### [Given request]
Take each line containing "this" and report it exactly as written.

### [Record excerpts]
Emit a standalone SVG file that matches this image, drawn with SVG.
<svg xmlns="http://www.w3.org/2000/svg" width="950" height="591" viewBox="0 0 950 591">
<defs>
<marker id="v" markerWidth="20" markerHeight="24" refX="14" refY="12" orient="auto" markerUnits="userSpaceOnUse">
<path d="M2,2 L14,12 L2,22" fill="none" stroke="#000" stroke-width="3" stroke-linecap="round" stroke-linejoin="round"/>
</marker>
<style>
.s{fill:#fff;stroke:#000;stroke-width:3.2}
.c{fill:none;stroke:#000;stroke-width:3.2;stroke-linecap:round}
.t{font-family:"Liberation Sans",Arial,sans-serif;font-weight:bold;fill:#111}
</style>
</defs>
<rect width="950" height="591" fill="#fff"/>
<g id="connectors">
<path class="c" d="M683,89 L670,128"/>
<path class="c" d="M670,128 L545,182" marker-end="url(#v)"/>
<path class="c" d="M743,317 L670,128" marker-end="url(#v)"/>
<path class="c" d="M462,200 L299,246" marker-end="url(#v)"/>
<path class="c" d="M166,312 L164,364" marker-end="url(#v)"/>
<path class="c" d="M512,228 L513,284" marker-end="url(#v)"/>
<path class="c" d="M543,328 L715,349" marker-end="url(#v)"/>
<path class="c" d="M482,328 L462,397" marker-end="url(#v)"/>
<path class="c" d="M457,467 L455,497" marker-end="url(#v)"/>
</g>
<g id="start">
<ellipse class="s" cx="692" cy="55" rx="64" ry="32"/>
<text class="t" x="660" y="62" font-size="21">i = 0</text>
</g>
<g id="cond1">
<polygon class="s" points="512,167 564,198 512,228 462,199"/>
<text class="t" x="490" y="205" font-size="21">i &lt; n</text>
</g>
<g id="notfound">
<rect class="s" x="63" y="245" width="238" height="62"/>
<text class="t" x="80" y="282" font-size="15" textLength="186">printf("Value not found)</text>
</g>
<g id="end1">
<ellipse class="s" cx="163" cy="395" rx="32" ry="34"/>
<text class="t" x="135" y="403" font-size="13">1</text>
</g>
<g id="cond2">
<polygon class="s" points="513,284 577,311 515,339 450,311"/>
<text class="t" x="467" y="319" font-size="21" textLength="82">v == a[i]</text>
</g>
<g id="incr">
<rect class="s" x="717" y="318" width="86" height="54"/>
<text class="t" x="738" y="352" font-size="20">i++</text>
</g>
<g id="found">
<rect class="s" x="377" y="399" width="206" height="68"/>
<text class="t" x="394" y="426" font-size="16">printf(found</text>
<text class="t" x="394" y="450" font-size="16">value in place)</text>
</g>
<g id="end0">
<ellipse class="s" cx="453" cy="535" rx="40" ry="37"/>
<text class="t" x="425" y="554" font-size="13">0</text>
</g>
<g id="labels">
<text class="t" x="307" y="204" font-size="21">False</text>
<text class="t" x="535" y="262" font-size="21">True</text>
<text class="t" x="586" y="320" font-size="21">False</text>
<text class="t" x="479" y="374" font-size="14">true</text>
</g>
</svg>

* * *

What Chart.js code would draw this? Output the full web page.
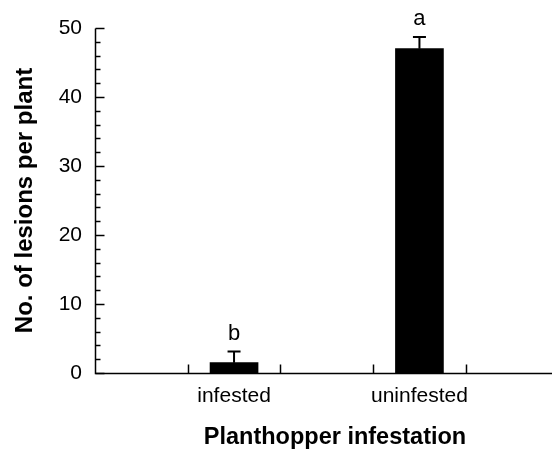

### [Final result]
Emit a standalone SVG file that matches this image, drawn with SVG.
What Chart.js code would draw this? Output the full web page.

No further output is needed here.